#### Exercise
Print the lines from the one that contains "Give me the Chart.js source for this chart." to the one that contains "const colors = ['#4f81bd', '#c0504d', '#9bbb59', '#8064a2'];", inclusive, exactly as they appear, and please drop any pictures.

#### Saved entries
::::
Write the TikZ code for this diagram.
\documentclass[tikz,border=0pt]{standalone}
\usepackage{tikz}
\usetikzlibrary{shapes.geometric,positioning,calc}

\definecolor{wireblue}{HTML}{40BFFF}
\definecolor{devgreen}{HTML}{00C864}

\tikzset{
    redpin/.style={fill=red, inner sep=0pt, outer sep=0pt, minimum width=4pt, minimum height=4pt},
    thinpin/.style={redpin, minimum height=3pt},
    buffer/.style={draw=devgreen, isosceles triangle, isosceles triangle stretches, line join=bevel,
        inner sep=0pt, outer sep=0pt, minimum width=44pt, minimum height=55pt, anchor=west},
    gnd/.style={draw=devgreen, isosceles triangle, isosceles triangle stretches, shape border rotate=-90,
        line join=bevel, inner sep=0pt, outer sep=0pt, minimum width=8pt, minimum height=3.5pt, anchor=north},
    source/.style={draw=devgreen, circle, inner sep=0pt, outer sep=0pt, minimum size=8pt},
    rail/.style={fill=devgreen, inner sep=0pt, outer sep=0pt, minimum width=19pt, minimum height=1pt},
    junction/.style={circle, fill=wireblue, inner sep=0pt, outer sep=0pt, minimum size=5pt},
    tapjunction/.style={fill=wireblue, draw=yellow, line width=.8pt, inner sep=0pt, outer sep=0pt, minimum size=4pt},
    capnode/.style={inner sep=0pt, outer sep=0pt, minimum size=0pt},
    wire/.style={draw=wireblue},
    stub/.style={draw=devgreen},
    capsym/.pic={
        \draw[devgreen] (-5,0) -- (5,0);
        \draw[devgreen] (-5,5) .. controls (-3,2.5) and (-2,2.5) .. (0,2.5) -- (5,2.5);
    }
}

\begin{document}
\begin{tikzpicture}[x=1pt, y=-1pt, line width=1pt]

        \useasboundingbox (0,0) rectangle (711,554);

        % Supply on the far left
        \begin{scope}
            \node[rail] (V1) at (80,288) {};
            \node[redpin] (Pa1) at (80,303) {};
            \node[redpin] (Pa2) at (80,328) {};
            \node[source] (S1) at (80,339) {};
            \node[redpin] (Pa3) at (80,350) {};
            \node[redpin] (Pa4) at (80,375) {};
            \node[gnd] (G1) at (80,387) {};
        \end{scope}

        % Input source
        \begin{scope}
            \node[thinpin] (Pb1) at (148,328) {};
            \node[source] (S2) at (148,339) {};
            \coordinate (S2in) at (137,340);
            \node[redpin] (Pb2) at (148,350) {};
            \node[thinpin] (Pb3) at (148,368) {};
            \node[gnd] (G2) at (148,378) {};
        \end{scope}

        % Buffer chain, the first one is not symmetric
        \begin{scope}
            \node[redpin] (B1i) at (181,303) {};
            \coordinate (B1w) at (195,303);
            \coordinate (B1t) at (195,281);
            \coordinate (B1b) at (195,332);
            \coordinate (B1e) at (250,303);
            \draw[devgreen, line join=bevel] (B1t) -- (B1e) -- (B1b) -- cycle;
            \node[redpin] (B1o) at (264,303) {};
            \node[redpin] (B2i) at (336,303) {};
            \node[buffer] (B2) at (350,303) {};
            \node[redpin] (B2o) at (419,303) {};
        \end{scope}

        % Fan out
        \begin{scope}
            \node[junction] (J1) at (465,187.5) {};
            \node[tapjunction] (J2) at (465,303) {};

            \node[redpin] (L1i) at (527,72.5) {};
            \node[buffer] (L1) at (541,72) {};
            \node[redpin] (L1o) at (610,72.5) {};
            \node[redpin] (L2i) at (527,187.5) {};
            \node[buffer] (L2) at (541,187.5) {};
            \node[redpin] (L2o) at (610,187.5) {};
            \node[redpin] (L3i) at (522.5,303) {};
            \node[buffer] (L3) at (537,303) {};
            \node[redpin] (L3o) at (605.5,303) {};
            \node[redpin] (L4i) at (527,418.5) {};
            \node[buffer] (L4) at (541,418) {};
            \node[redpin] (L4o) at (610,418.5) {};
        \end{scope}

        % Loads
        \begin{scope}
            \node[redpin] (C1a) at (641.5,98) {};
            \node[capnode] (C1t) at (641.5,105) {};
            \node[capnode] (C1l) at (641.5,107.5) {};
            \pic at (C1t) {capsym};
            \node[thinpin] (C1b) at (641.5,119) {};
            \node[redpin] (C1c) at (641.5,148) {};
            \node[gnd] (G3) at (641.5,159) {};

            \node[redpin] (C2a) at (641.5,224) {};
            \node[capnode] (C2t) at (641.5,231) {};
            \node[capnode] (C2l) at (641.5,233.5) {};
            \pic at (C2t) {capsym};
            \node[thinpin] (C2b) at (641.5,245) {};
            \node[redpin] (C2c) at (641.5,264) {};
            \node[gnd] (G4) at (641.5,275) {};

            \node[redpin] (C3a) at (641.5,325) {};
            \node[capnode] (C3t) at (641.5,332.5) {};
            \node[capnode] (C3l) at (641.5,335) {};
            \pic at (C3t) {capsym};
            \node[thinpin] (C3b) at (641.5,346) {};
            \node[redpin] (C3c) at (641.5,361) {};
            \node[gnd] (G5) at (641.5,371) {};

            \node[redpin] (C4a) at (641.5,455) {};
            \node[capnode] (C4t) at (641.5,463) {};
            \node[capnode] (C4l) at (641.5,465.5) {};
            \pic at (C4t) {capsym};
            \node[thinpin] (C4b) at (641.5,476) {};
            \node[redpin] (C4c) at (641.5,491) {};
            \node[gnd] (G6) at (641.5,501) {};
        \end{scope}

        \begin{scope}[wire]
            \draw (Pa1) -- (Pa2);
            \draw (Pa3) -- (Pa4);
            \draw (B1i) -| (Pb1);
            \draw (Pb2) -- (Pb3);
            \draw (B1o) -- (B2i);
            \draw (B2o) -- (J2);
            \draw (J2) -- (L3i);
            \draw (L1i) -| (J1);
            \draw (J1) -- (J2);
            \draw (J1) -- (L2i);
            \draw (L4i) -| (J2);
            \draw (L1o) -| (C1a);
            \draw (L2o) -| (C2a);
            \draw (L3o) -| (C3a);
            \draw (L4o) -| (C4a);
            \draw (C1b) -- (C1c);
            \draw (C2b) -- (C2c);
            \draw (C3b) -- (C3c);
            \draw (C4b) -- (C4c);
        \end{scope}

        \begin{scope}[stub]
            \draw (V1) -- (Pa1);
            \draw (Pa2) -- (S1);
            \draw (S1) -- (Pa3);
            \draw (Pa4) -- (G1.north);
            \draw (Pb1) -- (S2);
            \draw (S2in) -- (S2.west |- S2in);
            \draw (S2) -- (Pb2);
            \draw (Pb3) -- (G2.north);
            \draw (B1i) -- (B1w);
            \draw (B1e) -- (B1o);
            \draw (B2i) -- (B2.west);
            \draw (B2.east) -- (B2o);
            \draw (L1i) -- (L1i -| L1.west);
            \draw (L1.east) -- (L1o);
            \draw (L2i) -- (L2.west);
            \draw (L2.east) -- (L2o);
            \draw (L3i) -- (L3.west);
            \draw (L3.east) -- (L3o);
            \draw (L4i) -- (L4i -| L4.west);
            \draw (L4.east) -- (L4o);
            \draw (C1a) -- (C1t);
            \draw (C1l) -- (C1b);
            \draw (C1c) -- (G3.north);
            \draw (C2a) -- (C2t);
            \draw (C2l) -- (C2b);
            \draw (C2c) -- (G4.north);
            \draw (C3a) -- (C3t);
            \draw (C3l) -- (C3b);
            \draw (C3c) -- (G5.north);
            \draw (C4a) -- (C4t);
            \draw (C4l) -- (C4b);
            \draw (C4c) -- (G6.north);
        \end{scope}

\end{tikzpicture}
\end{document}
::::
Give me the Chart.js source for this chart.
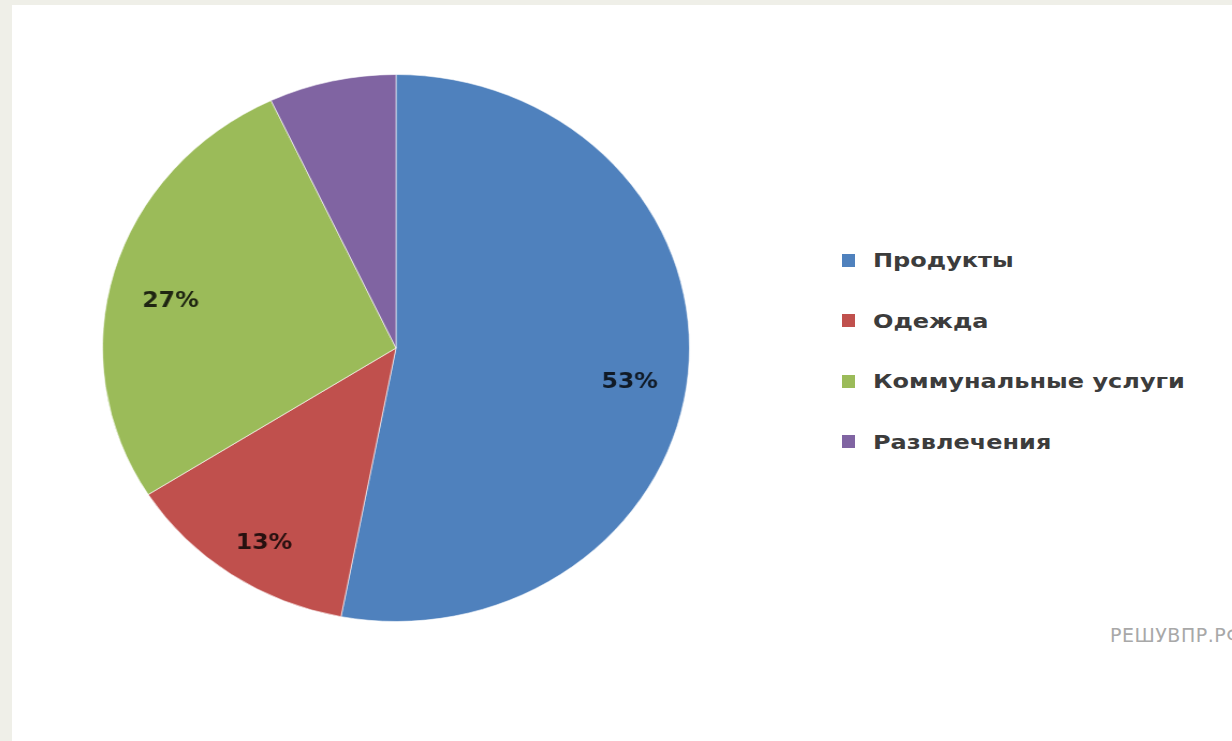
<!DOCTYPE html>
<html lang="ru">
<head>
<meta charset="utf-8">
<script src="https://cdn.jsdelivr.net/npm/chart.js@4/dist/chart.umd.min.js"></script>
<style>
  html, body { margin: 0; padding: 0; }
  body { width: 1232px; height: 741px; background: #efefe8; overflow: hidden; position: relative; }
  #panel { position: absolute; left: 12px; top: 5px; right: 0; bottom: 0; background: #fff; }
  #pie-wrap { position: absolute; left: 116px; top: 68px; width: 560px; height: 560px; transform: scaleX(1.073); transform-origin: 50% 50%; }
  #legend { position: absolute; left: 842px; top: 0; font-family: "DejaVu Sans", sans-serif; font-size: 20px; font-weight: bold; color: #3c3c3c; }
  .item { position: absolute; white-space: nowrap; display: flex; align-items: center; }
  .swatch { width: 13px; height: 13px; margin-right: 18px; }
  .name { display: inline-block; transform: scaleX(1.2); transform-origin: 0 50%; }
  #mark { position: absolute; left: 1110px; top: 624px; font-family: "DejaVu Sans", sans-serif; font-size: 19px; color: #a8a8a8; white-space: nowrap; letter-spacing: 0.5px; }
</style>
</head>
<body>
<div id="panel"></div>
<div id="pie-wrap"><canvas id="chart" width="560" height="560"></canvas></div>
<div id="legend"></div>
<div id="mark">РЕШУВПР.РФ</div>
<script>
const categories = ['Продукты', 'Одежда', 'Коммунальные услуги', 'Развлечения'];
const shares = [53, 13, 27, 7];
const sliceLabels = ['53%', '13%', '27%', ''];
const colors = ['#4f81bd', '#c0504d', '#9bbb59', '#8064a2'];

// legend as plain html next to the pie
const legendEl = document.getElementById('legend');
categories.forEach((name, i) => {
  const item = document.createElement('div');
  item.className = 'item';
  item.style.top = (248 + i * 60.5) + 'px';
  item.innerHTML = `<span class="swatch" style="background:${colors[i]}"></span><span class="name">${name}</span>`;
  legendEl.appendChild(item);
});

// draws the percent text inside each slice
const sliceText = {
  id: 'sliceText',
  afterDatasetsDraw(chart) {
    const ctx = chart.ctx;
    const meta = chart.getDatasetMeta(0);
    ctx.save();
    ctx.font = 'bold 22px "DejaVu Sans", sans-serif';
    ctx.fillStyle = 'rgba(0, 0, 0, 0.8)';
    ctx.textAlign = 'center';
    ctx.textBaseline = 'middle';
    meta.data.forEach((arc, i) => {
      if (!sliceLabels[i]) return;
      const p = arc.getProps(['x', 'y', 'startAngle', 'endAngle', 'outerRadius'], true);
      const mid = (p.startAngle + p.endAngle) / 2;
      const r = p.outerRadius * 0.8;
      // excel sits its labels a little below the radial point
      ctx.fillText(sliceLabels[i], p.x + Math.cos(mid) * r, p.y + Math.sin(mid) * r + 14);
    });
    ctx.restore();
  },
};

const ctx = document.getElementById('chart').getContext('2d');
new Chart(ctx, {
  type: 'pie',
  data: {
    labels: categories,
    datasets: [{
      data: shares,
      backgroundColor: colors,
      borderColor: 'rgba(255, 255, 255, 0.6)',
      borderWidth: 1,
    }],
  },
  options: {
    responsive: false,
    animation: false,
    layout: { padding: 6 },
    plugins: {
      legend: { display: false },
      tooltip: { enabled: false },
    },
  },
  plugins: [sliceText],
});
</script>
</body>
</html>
::::
#### Exercise result
Give me the Chart.js source for this chart.
<!DOCTYPE html>
<html lang="ru">
<head>
<meta charset="utf-8">
<script src="https://cdn.jsdelivr.net/npm/chart.js@4/dist/chart.umd.min.js"></script>
<style>
  html, body { margin: 0; padding: 0; }
  body { width: 1232px; height: 741px; background: #efefe8; overflow: hidden; position: relative; }
  #panel { position: absolute; left: 12px; top: 5px; right: 0; bottom: 0; background: #fff; }
  #pie-wrap { position: absolute; left: 116px; top: 68px; width: 560px; height: 560px; transform: scaleX(1.073); transform-origin: 50% 50%; }
  #legend { position: absolute; left: 842px; top: 0; font-family: "DejaVu Sans", sans-serif; font-size: 20px; font-weight: bold; color: #3c3c3c; }
  .item { position: absolute; white-space: nowrap; display: flex; align-items: center; }
  .swatch { width: 13px; height: 13px; margin-right: 18px; }
  .name { display: inline-block; transform: scaleX(1.2); transform-origin: 0 50%; }
  #mark { position: absolute; left: 1110px; top: 624px; font-family: "DejaVu Sans", sans-serif; font-size: 19px; color: #a8a8a8; white-space: nowrap; letter-spacing: 0.5px; }
</style>
</head>
<body>
<div id="panel"></div>
<div id="pie-wrap"><canvas id="chart" width="560" height="560"></canvas></div>
<div id="legend"></div>
<div id="mark">РЕШУВПР.РФ</div>
<script>
const categories = ['Продукты', 'Одежда', 'Коммунальные услуги', 'Развлечения'];
const shares = [53, 13, 27, 7];
const sliceLabels = ['53%', '13%', '27%', ''];
const colors = ['#4f81bd', '#c0504d', '#9bbb59', '#8064a2'];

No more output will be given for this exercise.